#### WHAT THE TASK REQUIRES:
Repeat the material verbatim. Images are excluded from the copy.
** START OF PROVIDED DATA **
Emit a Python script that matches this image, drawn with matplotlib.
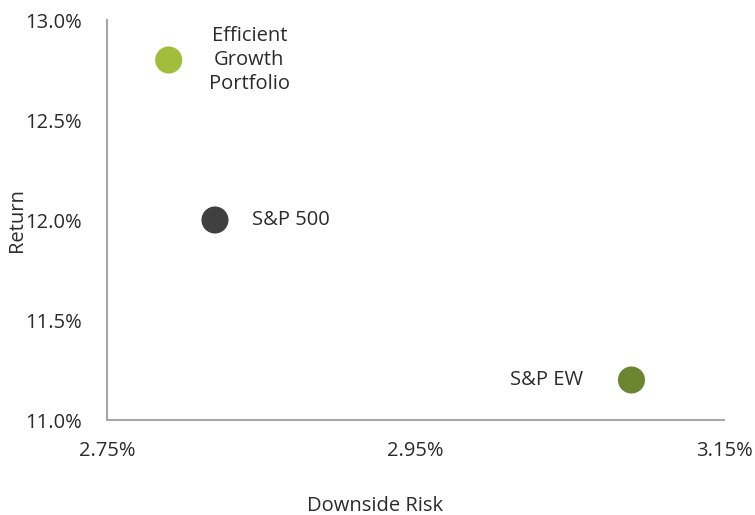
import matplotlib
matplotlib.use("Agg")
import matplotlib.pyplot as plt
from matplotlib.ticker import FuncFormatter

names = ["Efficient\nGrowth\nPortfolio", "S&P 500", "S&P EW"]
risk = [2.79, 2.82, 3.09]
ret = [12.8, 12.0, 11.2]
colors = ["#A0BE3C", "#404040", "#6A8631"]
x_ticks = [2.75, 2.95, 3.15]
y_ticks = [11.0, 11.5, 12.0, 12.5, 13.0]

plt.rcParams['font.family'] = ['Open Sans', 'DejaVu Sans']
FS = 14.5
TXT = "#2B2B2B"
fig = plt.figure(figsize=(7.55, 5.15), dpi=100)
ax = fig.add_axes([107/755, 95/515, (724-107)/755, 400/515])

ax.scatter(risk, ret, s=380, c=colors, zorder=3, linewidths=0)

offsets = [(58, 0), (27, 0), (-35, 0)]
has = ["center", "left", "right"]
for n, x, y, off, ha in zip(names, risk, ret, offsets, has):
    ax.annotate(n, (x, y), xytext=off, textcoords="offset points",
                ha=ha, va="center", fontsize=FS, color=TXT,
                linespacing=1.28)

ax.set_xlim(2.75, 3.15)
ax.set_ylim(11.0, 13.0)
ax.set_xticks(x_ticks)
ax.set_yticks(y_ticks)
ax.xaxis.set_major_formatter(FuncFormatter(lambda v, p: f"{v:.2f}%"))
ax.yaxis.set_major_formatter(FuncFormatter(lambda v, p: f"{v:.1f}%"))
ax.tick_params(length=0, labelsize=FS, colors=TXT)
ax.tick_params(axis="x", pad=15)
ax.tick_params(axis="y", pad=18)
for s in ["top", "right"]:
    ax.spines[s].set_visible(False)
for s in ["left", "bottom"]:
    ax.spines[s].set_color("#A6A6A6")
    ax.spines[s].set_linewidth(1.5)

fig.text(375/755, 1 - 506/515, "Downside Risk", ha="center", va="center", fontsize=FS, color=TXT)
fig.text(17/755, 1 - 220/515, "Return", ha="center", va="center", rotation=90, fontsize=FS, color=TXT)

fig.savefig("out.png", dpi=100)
** END OF PROVIDED DATA **
#### FULL SOLUTION:
Emit a Python script that matches this image, drawn with matplotlib.
import matplotlib
matplotlib.use("Agg")
import matplotlib.pyplot as plt
from matplotlib.ticker import FuncFormatter

names = ["Efficient\nGrowth\nPortfolio", "S&P 500", "S&P EW"]
risk = [2.79, 2.82, 3.09]
ret = [12.8, 12.0, 11.2]
colors = ["#A0BE3C", "#404040", "#6A8631"]
x_ticks = [2.75, 2.95, 3.15]
y_ticks = [11.0, 11.5, 12.0, 12.5, 13.0]

plt.rcParams['font.family'] = ['Open Sans', 'DejaVu Sans']
FS = 14.5
TXT = "#2B2B2B"
fig = plt.figure(figsize=(7.55, 5.15), dpi=100)
ax = fig.add_axes([107/755, 95/515, (724-107)/755, 400/515])

ax.scatter(risk, ret, s=380, c=colors, zorder=3, linewidths=0)

offsets = [(58, 0), (27, 0), (-35, 0)]
has = ["center", "left", "right"]
for n, x, y, off, ha in zip(names, risk, ret, offsets, has):
    ax.annotate(n, (x, y), xytext=off, textcoords="offset points",
                ha=ha, va="center", fontsize=FS, color=TXT,
                linespacing=1.28)

ax.set_xlim(2.75, 3.15)
ax.set_ylim(11.0, 13.0)
ax.set_xticks(x_ticks)
ax.set_yticks(y_ticks)
ax.xaxis.set_major_formatter(FuncFormatter(lambda v, p: f"{v:.2f}%"))
ax.yaxis.set_major_formatter(FuncFormatter(lambda v, p: f"{v:.1f}%"))
ax.tick_params(length=0, labelsize=FS, colors=TXT)
ax.tick_params(axis="x", pad=15)
ax.tick_params(axis="y", pad=18)
for s in ["top", "right"]:
    ax.spines[s].set_visible(False)
for s in ["left", "bottom"]:
    ax.spines[s].set_color("#A6A6A6")
    ax.spines[s].set_linewidth(1.5)

fig.text(375/755, 1 - 506/515, "Downside Risk", ha="center", va="center", fontsize=FS, color=TXT)
fig.text(17/755, 1 - 220/515, "Return", ha="center", va="center", rotation=90, fontsize=FS, color=TXT)

fig.savefig("out.png", dpi=100)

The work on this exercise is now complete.